Tanjungbalai Asahan dengan keberagaman suku etnis yang mendiami kota berukuran kurang lebih 60,52 km2 syarat dengan ritual yang selalu berkaitan seni-seni dalam budaya setempat. Pelbagai macam ritual yang menggunakan senandung/nandong/didong di dalamnya terdapat doa-doa dan pujian terhadap Allah SWT dengan bermacam bentuk proses dan aktifitas untuk mendapatkan keberkahan dalam tujuan pokok dari masyarakat melayu pesisir di Kota Tanjungbalai Asahan. Penggunaan instrumen ritual dalam prosesnya juga tidak luput dengan konsep-konsep falsafah pada kajian semiotika, pragmatika, etika daerah setempat, dan Agama mayoritas yang di-anut masyarakatanya. Adalah hal-hal biasa bagi masyarakat Melayu pada umumnya menggunakan pongobatan dan ritual yang berkaitan dengan penyembahan pada ruh-ruh leluhur tanpa menghilangkan keyakinan ber-agama (Islam) sebagai pondasi menjadi masyarakat yang syarat atas keyakinan kepada Allah SWT sebagai pencipta alam semesta.Dalam tulisan ini, penulis memaparkan proses singkat ritual gobuk, penggunaan musik dan seni lainnya seperti tari, sastra, dan rupa yang terkandung dalam pengobatan gobuk dan gubang yang dipakai oleh masyarakat Melayu Tanjungbalai.

 

  1. Pendahuluan

Manusia modern hari ini mengalami urbanisasi pada era digital yang berdampak pada sikap, mental dan pengetahuan masyarakat yang hampir diberbagai tempat di seluruh dunia lebih mengutamakan kekinian dalam gaya hidup. Pelbagai dampak positif dan negatif juga terlihat dari efek-efek yang timbul. Faktanya, tidak sedikit masyarakat di dunia meninggalkan beberapa kebiasan yang terkait dalam budaya yang sudah disusun oleh para pendahulu pada masing-masing daerah yang melahirkan kebudayanya. Salah satunya adalah gaya busana yang selalu punya trend berubah-ubah pada masa ke masa atau juga makanan-makanan modern yang selalu punya gaya dan inofasi, hal ini dampak positif perkembangan manusia. Dampak negative yang ditimbulkan pun tidak sedikit, manusia modern merasa enggan untuk membuat atau mengulang kembali kegiatan atau hal-hal yang berkaitan dengan tradisi, karena pada pandangan egosentris yang timbul dari individual masyarakat modern dengan asumsi rasa sosial yang ketinggalan zaman, apabila terus melakukan kegiatan budaya para leluhur.

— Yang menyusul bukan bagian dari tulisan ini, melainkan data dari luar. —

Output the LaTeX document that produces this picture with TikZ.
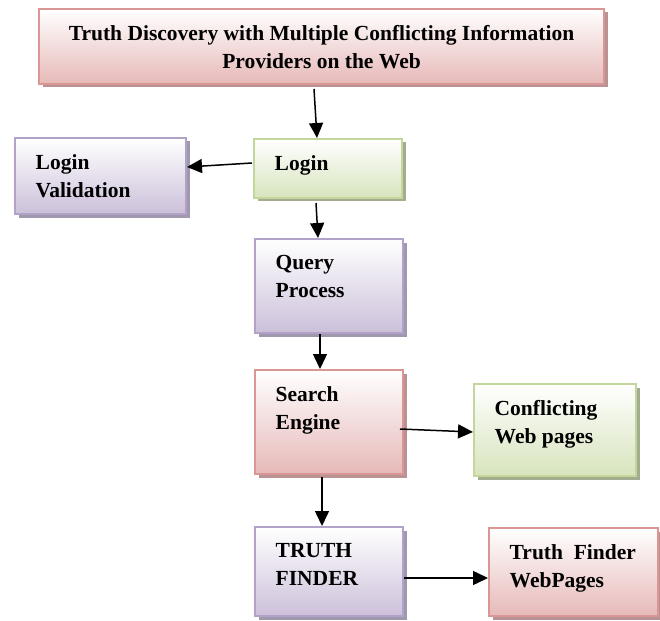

Masyarakat Indonesia pada umumnya mempunyai berbagai macam kegiatan seni yang berkaitan dengan ritual, atau juga kegiatan ritual yang didalamnya terdapat seni-seni seperti musik, tari, rupa dan sastra. Dari berbagai kebudayaan ini melahirkan bermacam-macam falsafah yang terkandung setiap daerahnya. Falsafah yang terkait pada norma-norma dan etika membuat masyarakatnya melahirkan pula sikap, mental dan waktak kepribadian atau juga ciri orisinalitas yang menunjukkan identitas satu tempat dari mana masyarakat itu berasal.

Dari berbagai etnisitas yang terdapat di nusantara, penulis  tertarik pada kebudayaan dan tradisi yang terdapat di kota Tanjungbalai Asahan, Sumatera Utara. Adanya ancaman urbanisasi pada tradisi-tradisi leluhur, membuat penulis merasa khawatir akan punahnya kegiatan-kegiatan yang berkaitan dengan ritual dan seni budaya yang terdapat di kota yang bernama panggilan si-kota kerang (kota korang). Kegiatan budaya dalam ranah seni seperti senandung (didong), gubang, gobuk, yang sudah mulai bergeser bahkan jarang dilakukan karena ada beberapahal yang menjadi faktor penghambat pelaksanaannya.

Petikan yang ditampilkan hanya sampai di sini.